时间:2009-8-8 16:52:54  来源:不详

  关键词:吴中 楚地 狂人 浪漫 情感
  摘 要:湖南诗人易顺鼎一生多次入吴,对吴中山水一往情深,他的诗歌也体现了吴楚兼备、清丽放恣的总体风格。表现在具体创作上,有以下特色:1.以浪漫的夸张想象来贯穿吴中山水;2.以浓烈的情感表达来描摹客观之景;3.以狂逸的精神气韵来深化吴中山水。
  
  在晚清诸诗人中,易顺鼎是独特的存在。在历代吴中①山水诗中,易顺鼎的吴中诗也是独特的存在。他的诗提供了湘人入吴的视角,既继承了小谢以来南方山水诗清绝、秀丽、境界空灵的特点,又“诡奇恢丽”②,用笔放恣,富有浪漫主义的风格。
  这样的风格,与易顺鼎对吴中的独特情感有关。光绪九年,易顺鼎姐易莹去世,父亲佩绅扶乩,“李仙”指点说,易顺鼎为“吹箫王子,乞食张郎”。他的《题张梦晋画折枝长卷寄宗室伯羲祭酒绝句八首》③序详细记载了此事的前因后果,并说:“余自少时……即结想吴中山水”,“每经行邓尉元墓与山塘七里间,忽忽如有所失”。张灵转世之说,使他对于吴文化有异样的认同,“一见吴波便有情”(《偕诺瞿上人访太湖熨斗柄还宿圣恩寺得诗二十二首》之二十二)。
  但正如丹纳所认为的,时代、种族和环境是文学的三动因④,易顺鼎自然也无法摆脱楚文化,尤其是楚辞的巨大的影响。他的朋友程淯称他:“禀心骚雅,嵚奇瑰伟如此。或且比於美人香草之托吟,非能读哭庵诗,非知哭庵者也。”⑤宋育仁说他“禀心骚雅,探情忠孝”⑥……《隆竹卿统带自肇庆军中寄诗二律和原韵答之》一诗中,他自称:“生长三闾香草地,故应哀怨祖离骚。”

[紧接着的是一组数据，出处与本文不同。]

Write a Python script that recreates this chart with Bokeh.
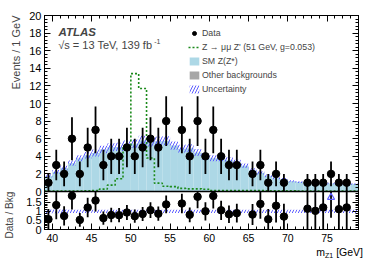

  他的吴中诗,也包含着楚辞激扬飞动、色彩奇丽、想象丰富的特色。《天井道中梅树花已盛开一首》中的“嘉树生南国”,化用了屈原的《橘颂》。“秋峥嵘兮萧瑟,春窈窕兮融怡”(《将重游包山适遇秦散之少尉》),用了楚辞“兮”字句式。他吴楚并提:“吴楚皆以洞庭胜。”(《题唐子畏黄茅渚图即用唐原韵》)他无法摆脱楚人的眼光:“老子平生腰脚顽,笑他吴地太清孱”(《十二月二十四日雪中独游邓尉元墓宿圣恩寺还原阁》之三十),“谁知具区八百里,还似潇湘三六湾”(《题唐子畏黄茅渚图即用唐原韵》)。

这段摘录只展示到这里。